___ RECORDED INFORMATION

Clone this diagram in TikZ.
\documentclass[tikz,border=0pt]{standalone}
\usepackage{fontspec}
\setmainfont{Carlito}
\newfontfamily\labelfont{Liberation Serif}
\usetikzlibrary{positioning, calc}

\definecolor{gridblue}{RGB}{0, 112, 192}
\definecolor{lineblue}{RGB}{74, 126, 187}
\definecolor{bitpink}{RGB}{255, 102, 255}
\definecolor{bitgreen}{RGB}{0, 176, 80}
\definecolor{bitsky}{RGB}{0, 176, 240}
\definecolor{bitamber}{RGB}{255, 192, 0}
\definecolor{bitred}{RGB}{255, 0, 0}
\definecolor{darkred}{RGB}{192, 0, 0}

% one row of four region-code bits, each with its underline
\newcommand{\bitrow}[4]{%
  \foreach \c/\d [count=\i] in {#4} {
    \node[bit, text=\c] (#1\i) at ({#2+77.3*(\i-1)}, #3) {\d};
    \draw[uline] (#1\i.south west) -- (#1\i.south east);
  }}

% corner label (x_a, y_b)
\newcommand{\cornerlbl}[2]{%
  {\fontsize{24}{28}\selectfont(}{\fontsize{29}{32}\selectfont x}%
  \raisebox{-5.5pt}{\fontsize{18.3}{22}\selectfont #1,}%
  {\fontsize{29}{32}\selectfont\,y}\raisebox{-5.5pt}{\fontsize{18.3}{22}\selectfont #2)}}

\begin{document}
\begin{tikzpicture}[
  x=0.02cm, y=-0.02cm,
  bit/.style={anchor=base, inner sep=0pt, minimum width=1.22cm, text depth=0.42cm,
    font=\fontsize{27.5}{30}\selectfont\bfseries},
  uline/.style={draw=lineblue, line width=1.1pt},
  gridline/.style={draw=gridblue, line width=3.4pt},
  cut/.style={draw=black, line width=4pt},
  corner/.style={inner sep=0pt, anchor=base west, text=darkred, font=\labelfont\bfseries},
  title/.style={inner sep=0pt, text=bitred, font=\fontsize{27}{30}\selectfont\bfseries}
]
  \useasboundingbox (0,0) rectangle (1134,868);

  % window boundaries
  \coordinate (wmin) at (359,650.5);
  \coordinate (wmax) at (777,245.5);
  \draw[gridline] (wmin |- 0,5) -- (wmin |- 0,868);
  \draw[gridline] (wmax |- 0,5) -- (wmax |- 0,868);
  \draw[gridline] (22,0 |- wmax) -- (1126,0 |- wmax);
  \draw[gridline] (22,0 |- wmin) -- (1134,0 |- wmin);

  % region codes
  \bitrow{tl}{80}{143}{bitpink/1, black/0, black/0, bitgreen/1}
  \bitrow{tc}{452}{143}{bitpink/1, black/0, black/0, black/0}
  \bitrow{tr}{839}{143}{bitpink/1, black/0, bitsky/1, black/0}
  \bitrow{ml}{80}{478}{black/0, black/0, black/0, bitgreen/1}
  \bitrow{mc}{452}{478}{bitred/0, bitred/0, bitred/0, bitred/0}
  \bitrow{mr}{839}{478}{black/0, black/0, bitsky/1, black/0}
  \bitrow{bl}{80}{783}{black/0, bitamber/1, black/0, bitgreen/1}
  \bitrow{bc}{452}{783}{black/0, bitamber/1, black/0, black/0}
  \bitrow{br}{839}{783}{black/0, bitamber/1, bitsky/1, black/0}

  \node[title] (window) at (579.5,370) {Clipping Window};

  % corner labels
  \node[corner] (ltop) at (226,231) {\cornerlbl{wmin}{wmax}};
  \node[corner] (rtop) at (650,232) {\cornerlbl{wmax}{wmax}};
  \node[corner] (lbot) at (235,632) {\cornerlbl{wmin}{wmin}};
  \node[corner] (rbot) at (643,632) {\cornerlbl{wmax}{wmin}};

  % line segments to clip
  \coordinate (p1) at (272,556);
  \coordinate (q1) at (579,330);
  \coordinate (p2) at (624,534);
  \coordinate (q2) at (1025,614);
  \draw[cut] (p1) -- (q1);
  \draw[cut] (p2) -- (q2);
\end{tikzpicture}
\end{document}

______

#### EXERCISE INSTRUCTIONS
Print the material above once more, exactly.

#### ANSWER FOR THIS EXERCISE
Clone this diagram in TikZ.
\documentclass[tikz,border=0pt]{standalone}
\usepackage{fontspec}
\setmainfont{Carlito}
\newfontfamily\labelfont{Liberation Serif}
\usetikzlibrary{positioning, calc}

\definecolor{gridblue}{RGB}{0, 112, 192}
\definecolor{lineblue}{RGB}{74, 126, 187}
\definecolor{bitpink}{RGB}{255, 102, 255}
\definecolor{bitgreen}{RGB}{0, 176, 80}
\definecolor{bitsky}{RGB}{0, 176, 240}
\definecolor{bitamber}{RGB}{255, 192, 0}
\definecolor{bitred}{RGB}{255, 0, 0}
\definecolor{darkred}{RGB}{192, 0, 0}

% one row of four region-code bits, each with its underline
\newcommand{\bitrow}[4]{%
  \foreach \c/\d [count=\i] in {#4} {
    \node[bit, text=\c] (#1\i) at ({#2+77.3*(\i-1)}, #3) {\d};
    \draw[uline] (#1\i.south west) -- (#1\i.south east);
  }}

% corner label (x_a, y_b)
\newcommand{\cornerlbl}[2]{%
  {\fontsize{24}{28}\selectfont(}{\fontsize{29}{32}\selectfont x}%
  \raisebox{-5.5pt}{\fontsize{18.3}{22}\selectfont #1,}%
  {\fontsize{29}{32}\selectfont\,y}\raisebox{-5.5pt}{\fontsize{18.3}{22}\selectfont #2)}}

\begin{document}
\begin{tikzpicture}[
  x=0.02cm, y=-0.02cm,
  bit/.style={anchor=base, inner sep=0pt, minimum width=1.22cm, text depth=0.42cm,
    font=\fontsize{27.5}{30}\selectfont\bfseries},
  uline/.style={draw=lineblue, line width=1.1pt},
  gridline/.style={draw=gridblue, line width=3.4pt},
  cut/.style={draw=black, line width=4pt},
  corner/.style={inner sep=0pt, anchor=base west, text=darkred, font=\labelfont\bfseries},
  title/.style={inner sep=0pt, text=bitred, font=\fontsize{27}{30}\selectfont\bfseries}
]
  \useasboundingbox (0,0) rectangle (1134,868);

  % window boundaries
  \coordinate (wmin) at (359,650.5);
  \coordinate (wmax) at (777,245.5);
  \draw[gridline] (wmin |- 0,5) -- (wmin |- 0,868);
  \draw[gridline] (wmax |- 0,5) -- (wmax |- 0,868);
  \draw[gridline] (22,0 |- wmax) -- (1126,0 |- wmax);
  \draw[gridline] (22,0 |- wmin) -- (1134,0 |- wmin);

  % region codes
  \bitrow{tl}{80}{143}{bitpink/1, black/0, black/0, bitgreen/1}
  \bitrow{tc}{452}{143}{bitpink/1, black/0, black/0, black/0}
  \bitrow{tr}{839}{143}{bitpink/1, black/0, bitsky/1, black/0}
  \bitrow{ml}{80}{478}{black/0, black/0, black/0, bitgreen/1}
  \bitrow{mc}{452}{478}{bitred/0, bitred/0, bitred/0, bitred/0}
  \bitrow{mr}{839}{478}{black/0, black/0, bitsky/1, black/0}
  \bitrow{bl}{80}{783}{black/0, bitamber/1, black/0, bitgreen/1}
  \bitrow{bc}{452}{783}{black/0, bitamber/1, black/0, black/0}
  \bitrow{br}{839}{783}{black/0, bitamber/1, bitsky/1, black/0}

  \node[title] (window) at (579.5,370) {Clipping Window};

  % corner labels
  \node[corner] (ltop) at (226,231) {\cornerlbl{wmin}{wmax}};
  \node[corner] (rtop) at (650,232) {\cornerlbl{wmax}{wmax}};
  \node[corner] (lbot) at (235,632) {\cornerlbl{wmin}{wmin}};
  \node[corner] (rbot) at (643,632) {\cornerlbl{wmax}{wmin}};

  % line segments to clip
  \coordinate (p1) at (272,556);
  \coordinate (q1) at (579,330);
  \coordinate (p2) at (624,534);
  \coordinate (q2) at (1025,614);
  \draw[cut] (p1) -- (q1);
  \draw[cut] (p2) -- (q2);
\end{tikzpicture}
\end{document}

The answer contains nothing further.